Sri Lankan economy faces growing debt crisis, urgent reforms needed: IMF
Sri Lanka’s economy was facing “increasing challenges” with public debt reaching “unsustainable levels”, the IMF said, calling for urgent reforms to the island nation’s economy as it faces the worst economic crisis.
Sri Lanka is currently reeling from a severe foreign exchange crisis with declining reserves and the government unable to pay the bill for essential imports.
Sri Lanka has been hit hard by COVID-19. On the eve of the pandemic, the country was highly vulnerable to external shocks due to inadequate external reserves and high risks to public debt sustainability, exacerbated by the 2019 Easter Sunday terrorist attacks and major political changes, including significant tax cuts at the end of 2019,” the International Monetary Fund (IMF) said in a statement after the global lender’s February 25 consultative meeting of the board.
Despite the ongoing economic recovery, directors noted that the country faces growing challenges, including public debt that has reached unsustainable levels, low international reserves and still-large financing needs in the coming years, according to the press release.
The IMF has also called for urgent reforms in the island’s economy.
Directors stressed the need for ambitious fiscal consolidation based on high-quality revenue measures. Noting Sri Lanka’s low tax-to-GDP ratio, they saw scope for raising income tax and VAT rates and minimizing exemptions, complemented by tax administration reform.
The gloomy picture of the local economy has emerged at a time when the government is under increased pressure to seek an IMF bailout as the island’s foreign exchange reserves have hit critical levels.
The government has firmly refused to resort to the IMF, even in the context of the current energy and electricity crisis and the shortages of almost all basic necessities and medicines.
Electricity generation has been hit by the currency crisis as fuel to run thermal power plants is scarce.

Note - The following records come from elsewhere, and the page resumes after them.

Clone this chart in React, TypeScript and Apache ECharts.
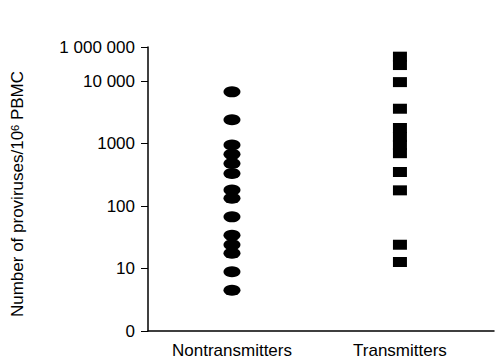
import React, { useEffect, useRef } from "react";
import * as echarts from "echarts";

// Group names and their positions on the x scale
const groupNames = ["Nontransmitters", "Transmitters"];
const groupX = [0.5, 1.5];

// Proviruses per 10^6 PBMC
const nontransmitters = [6700, 2400, 950, 670, 480, 330, 180, 133, 67, 34, 24, 17.5, 8.9, 4.5];
const transmitters = [24500, 18000, 9600, 3600, 1770, 1270, 950, 700, 350, 178, 24, 12.7];

// Y tick labels (log10 decades 0..4, then the top label)
const yTickLabels = ["0", "10", "100", "1000", "10 000", "1 000 000"];
const yTop = 4.544;

export default function App() {
  const ref = useRef<HTMLDivElement>(null);
  useEffect(() => {
    if (!ref.current) return;
    const chart = echarts.init(ref.current, null, { renderer: "svg" });
    const font = "Liberation Sans, Arial, Helvetica, sans-serif";
    chart.setOption({
      animation: false,
      backgroundColor: "#fff",
      grid: { left: 148, right: 1, top: 47, bottom: 30, containLabel: false },
      xAxis: {
        type: "value",
        min: 0,
        max: 2.06,
        interval: 0.5,
        splitLine: { show: false },
        axisTick: { show: false },
        axisLine: { lineStyle: { color: "#000", width: 1.5 } },
        axisLabel: {
          color: "#000",
          fontFamily: font,
          fontSize: 17,
          margin: 11,
          showMaxLabel: false,
          formatter: (v: number) => {
            const i = groupX.findIndex((g) => Math.abs(g - v) < 1e-6);
            return i >= 0 ? groupNames[i] : "";
          },
        },
      },
      yAxis: {
        type: "value",
        min: 0,
        max: yTop,
        interval: 1,
        splitLine: { show: false },
        axisLine: { lineStyle: { color: "#000", width: 1.5 } },
        axisTick: { show: true, length: 7, lineStyle: { color: "#000", width: 1 } },
        axisLabel: {
          color: "#000",
          fontFamily: font,
          fontSize: 17,
          margin: 13,
          showMaxLabel: true,
          formatter: (v: number) => (v > 4.2 ? yTickLabels[5] : yTickLabels[Math.round(v)] ?? ""),
        },
        name: "{a|Number of proviruses/10}{s|6}{a| PBMC}",
        nameLocation: "middle",
        nameRotate: 90,
        nameGap: 122,
        nameTextStyle: {
          padding: [0, 10, 0, 0],
          rich: {
            a: { fontFamily: font, fontSize: 17, color: "#000" },
            s: { fontFamily: font, fontSize: 11, color: "#000", verticalAlign: "top", lineHeight: 11 },
          },
        },
      },
      series: [
        {
          type: "scatter",
          symbol: "circle",
          symbolSize: [17, 11],
          itemStyle: { color: "#000", opacity: 1 },
          data: nontransmitters.map((v) => [groupX[0], Math.log10(v)]),
        },
        {
          type: "scatter",
          symbol: "rect",
          symbolSize: [14, 10],
          itemStyle: { color: "#000", opacity: 1 },
          data: transmitters.map((v) => [groupX[1], Math.log10(v)]),
        },
      ],
    });
    return () => chart.dispose();
  }, []);
  return <div ref={ref} style={{ position: "fixed", left: 0, top: 0, width: 495, height: 361 }} />;
}
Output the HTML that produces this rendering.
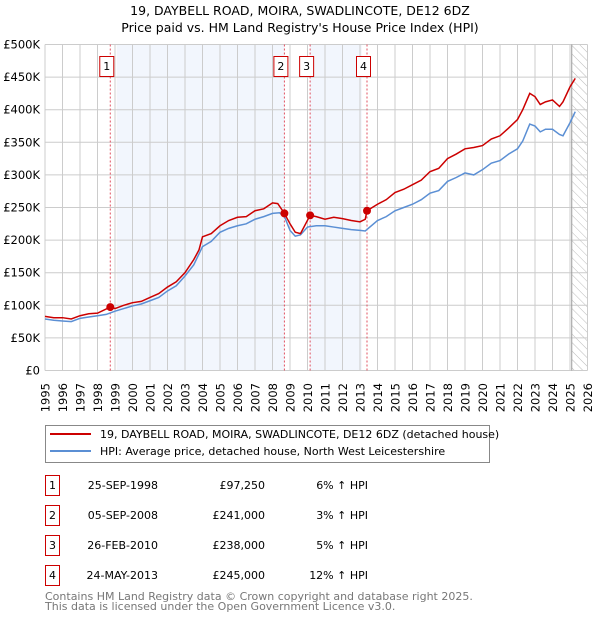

Electricity regulators have warned of five to six hours a day of rolling blackouts over the next few days.
Instead of the IMF, the government turned to seeking economic packages from India which materialized in mid-January, offering a temporary reprieve.
Another $1 billion facility from India is currently expected to meet urgent import needs for essential commodities.
In January, India announced a $900 million loan to Sri Lanka to replenish its depleted foreign exchange reserves and to import food, amid shortages of nearly all essential commodities in the country.
Last month, a deal was also sealed to provide Sri Lanka with a $500 million line of credit for the purchase of fuel, which was part of the immediate economic relief package.